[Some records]
########################################
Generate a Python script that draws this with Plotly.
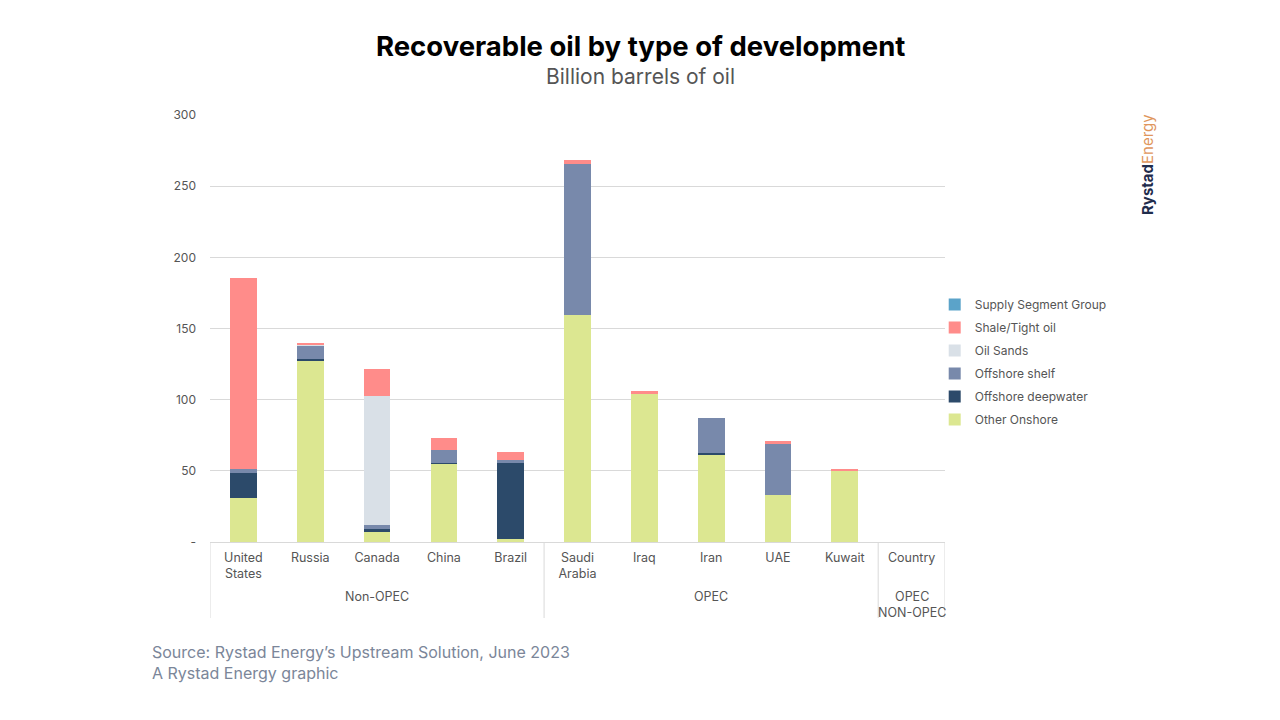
import plotly.graph_objects as go

countries = ["United<br>States", "Russia", "Canada", "China", "Brazil",
             "Saudi<br>Arabia", "Iraq", "Iran", "UAE", "Kuwait", "Country"]
group_names = ["Non-OPEC", "OPEC", "OPEC<br>NON-OPEC"]
group_sizes = [5, 5, 1]

other_onshore = [31.0, 127.4, 7.0, 55.0, 2.3, 159.7, 104.2, 61.4, 33.3, 50.2, 0]
offshore_deepwater = [17.6, 1.4, 2.1, 0.7, 53.9, 0, 0, 1.1, 0, 0, 0]
offshore_shelf = [2.6, 9.6, 2.8, 8.9, 1.4, 105.9, 0, 24.9, 35.6, 0, 0]
oil_sands = [0, 0.7, 90.7, 0, 0, 0, 0, 0, 0, 0, 0]
shale_tight = [134.2, 0.7, 19.0, 8.5, 5.6, 2.6, 2.1, 0, 2.1, 0.6, 0]
supply_segment_group = [0] * 11

series = [
    ("Other Onshore", other_onshore, "#dce791"),
    ("Offshore deepwater", offshore_deepwater, "#2c4a6a"),
    ("Offshore shelf", offshore_shelf, "#7889ab"),
    ("Oil Sands", oil_sands, "#d9e0e7"),
    ("Shale/Tight oil", shale_tight, "#ff8c8a"),
    ("Supply Segment Group", supply_segment_group, "#5ba3c9"),
]

y_tickvals = [0, 50, 100, 150, 200, 250, 300]
y_ticktext = ["-", "50", "100", "150", "200", "250", "300"]

fig = go.Figure()
n = len(series)
for i, (name, vals, color) in enumerate(series):
    fig.add_trace(go.Bar(x=countries, y=vals, name=name, legendgroup=name, legendrank=n - i,
                         marker=dict(color=color, line=dict(width=0))))

font_family = "Inter, Liberation Sans, sans-serif"
fig.update_layout(
    width=1280, height=720,
    barmode="stack", bargap=0.6,
    paper_bgcolor="white", plot_bgcolor="white",
    margin=dict(l=202, r=343, t=107, b=186),
    font=dict(family=font_family, size=12, color="#555555"),
    showlegend=True,
    legend=dict(traceorder="grouped", x=0.986, xanchor="left", y=0.4215, yanchor="middle",
                font=dict(size=12, color="#555555"), itemwidth=30, tracegroupgap=4,
                bgcolor="rgba(0,0,0,0)"),
    xaxis=dict(type="category", showline=True, linecolor="#d9d9d9", linewidth=1,
               range=[-0.5, len(countries) - 0.5],
               tickfont=dict(size=12.5, color="#555555"),
               ticks="", ticklabelstandoff=4),
    yaxis=dict(range=[0, 300], tickvals=y_tickvals, ticktext=y_ticktext,
               showgrid=True, gridcolor="#d9d9d9", gridwidth=1, zeroline=False,
               tickfont=dict(size=12, color="#555555"), ticklabelstandoff=13),
)

# group labels and dividers below the category axis
div_depth = 76 / 427
start = 0
bounds = [-0.5]
for gname, gsize in zip(group_names, group_sizes):
    center = start + (gsize - 1) / 2
    fig.add_annotation(text=gname, xref="x", yref="paper", x=center, y=0,
                       xanchor="center", yanchor="top", yshift=-45, showarrow=False,
                       font=dict(size=12.5, color="#555555", family=font_family))
    start += gsize
    bounds.append(start - 0.5)
for b in bounds:
    fig.add_shape(type="line", xref="x", yref="paper", x0=b, x1=b, y0=0, y1=-div_depth,
                  line=dict(color="#d9d9d9", width=1))

fig.add_annotation(text="<b>Recoverable oil by type of development</b>", xref="paper", yref="paper",
                   x=(640 - 210) / 735, y=1.0, xanchor="center", yanchor="bottom", yshift=50,
                   showarrow=False, font=dict(size=27.5, color="#000000", family=font_family))
fig.add_annotation(text="Billion barrels of oil", xref="paper", yref="paper",
                   x=(640 - 210) / 735, y=1.0, xanchor="center", yanchor="bottom", yshift=24,
                   showarrow=False, font=dict(size=21, color="#555555", family=font_family))
fig.add_annotation(text="Source: Rystad Energy’s Upstream Solution, June 2023<br>A Rystad Energy graphic",
                   xref="paper", yref="paper", x=-60/735, y=0, xanchor="left", yanchor="top",
                   yshift=-98, showarrow=False, align="left",
                   font=dict(size=16, color="#7b8699", family=font_family))
fig.add_annotation(text="<b>Rystad</b><span style='color:#e0965c'>Energy</span>",
                   xref="paper", yref="paper", x=(1147 - 210) / 735, y=(542 - 165) / 427,
                   xanchor="center", yanchor="middle", textangle=-90, showarrow=False,
                   font=dict(size=15, color="#1f2c4c", family=font_family))

fig.write_html("out.html")
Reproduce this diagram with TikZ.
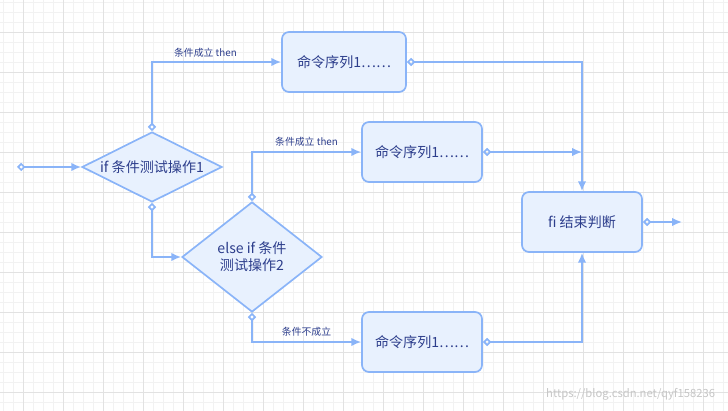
########################################
▸ Challenge: Reproduce each record above by retyping it exactly; omit all images.

▸ The solution:
Generate a Python script that draws this with Plotly.
import plotly.graph_objects as go

countries = ["United<br>States", "Russia", "Canada", "China", "Brazil",
             "Saudi<br>Arabia", "Iraq", "Iran", "UAE", "Kuwait", "Country"]
group_names = ["Non-OPEC", "OPEC", "OPEC<br>NON-OPEC"]
group_sizes = [5, 5, 1]

other_onshore = [31.0, 127.4, 7.0, 55.0, 2.3, 159.7, 104.2, 61.4, 33.3, 50.2, 0]
offshore_deepwater = [17.6, 1.4, 2.1, 0.7, 53.9, 0, 0, 1.1, 0, 0, 0]
offshore_shelf = [2.6, 9.6, 2.8, 8.9, 1.4, 105.9, 0, 24.9, 35.6, 0, 0]
oil_sands = [0, 0.7, 90.7, 0, 0, 0, 0, 0, 0, 0, 0]
shale_tight = [134.2, 0.7, 19.0, 8.5, 5.6, 2.6, 2.1, 0, 2.1, 0.6, 0]
supply_segment_group = [0] * 11

series = [
    ("Other Onshore", other_onshore, "#dce791"),
    ("Offshore deepwater", offshore_deepwater, "#2c4a6a"),
    ("Offshore shelf", offshore_shelf, "#7889ab"),
    ("Oil Sands", oil_sands, "#d9e0e7"),
    ("Shale/Tight oil", shale_tight, "#ff8c8a"),
    ("Supply Segment Group", supply_segment_group, "#5ba3c9"),
]

y_tickvals = [0, 50, 100, 150, 200, 250, 300]
y_ticktext = ["-", "50", "100", "150", "200", "250", "300"]

fig = go.Figure()
n = len(series)
for i, (name, vals, color) in enumerate(series):
    fig.add_trace(go.Bar(x=countries, y=vals, name=name, legendgroup=name, legendrank=n - i,
                         marker=dict(color=color, line=dict(width=0))))

font_family = "Inter, Liberation Sans, sans-serif"
fig.update_layout(
    width=1280, height=720,
    barmode="stack", bargap=0.6,
    paper_bgcolor="white", plot_bgcolor="white",
    margin=dict(l=202, r=343, t=107, b=186),
    font=dict(family=font_family, size=12, color="#555555"),
    showlegend=True,
    legend=dict(traceorder="grouped", x=0.986, xanchor="left", y=0.4215, yanchor="middle",
                font=dict(size=12, color="#555555"), itemwidth=30, tracegroupgap=4,
                bgcolor="rgba(0,0,0,0)"),
    xaxis=dict(type="category", showline=True, linecolor="#d9d9d9", linewidth=1,
               range=[-0.5, len(countries) - 0.5],
               tickfont=dict(size=12.5, color="#555555"),
               ticks="", ticklabelstandoff=4),
    yaxis=dict(range=[0, 300], tickvals=y_tickvals, ticktext=y_ticktext,
               showgrid=True, gridcolor="#d9d9d9", gridwidth=1, zeroline=False,
               tickfont=dict(size=12, color="#555555"), ticklabelstandoff=13),
)

# group labels and dividers below the category axis
div_depth = 76 / 427
start = 0
bounds = [-0.5]
for gname, gsize in zip(group_names, group_sizes):
    center = start + (gsize - 1) / 2
    fig.add_annotation(text=gname, xref="x", yref="paper", x=center, y=0,
                       xanchor="center", yanchor="top", yshift=-45, showarrow=False,
                       font=dict(size=12.5, color="#555555", family=font_family))
    start += gsize
    bounds.append(start - 0.5)
for b in bounds:
    fig.add_shape(type="line", xref="x", yref="paper", x0=b, x1=b, y0=0, y1=-div_depth,
                  line=dict(color="#d9d9d9", width=1))

fig.add_annotation(text="<b>Recoverable oil by type of development</b>", xref="paper", yref="paper",
                   x=(640 - 210) / 735, y=1.0, xanchor="center", yanchor="bottom", yshift=50,
                   showarrow=False, font=dict(size=27.5, color="#000000", family=font_family))
fig.add_annotation(text="Billion barrels of oil", xref="paper", yref="paper",
                   x=(640 - 210) / 735, y=1.0, xanchor="center", yanchor="bottom", yshift=24,
                   showarrow=False, font=dict(size=21, color="#555555", family=font_family))
fig.add_annotation(text="Source: Rystad Energy’s Upstream Solution, June 2023<br>A Rystad Energy graphic",
                   xref="paper", yref="paper", x=-60/735, y=0, xanchor="left", yanchor="top",
                   yshift=-98, showarrow=False, align="left",
                   font=dict(size=16, color="#7b8699", family=font_family))
fig.add_annotation(text="<b>Rystad</b><span style='color:#e0965c'>Energy</span>",
                   xref="paper", yref="paper", x=(1147 - 210) / 735, y=(542 - 165) / 427,
                   xanchor="center", yanchor="middle", textangle=-90, showarrow=False,
                   font=dict(size=15, color="#1f2c4c", family=font_family))

fig.write_html("out.html")
Reproduce this diagram with TikZ.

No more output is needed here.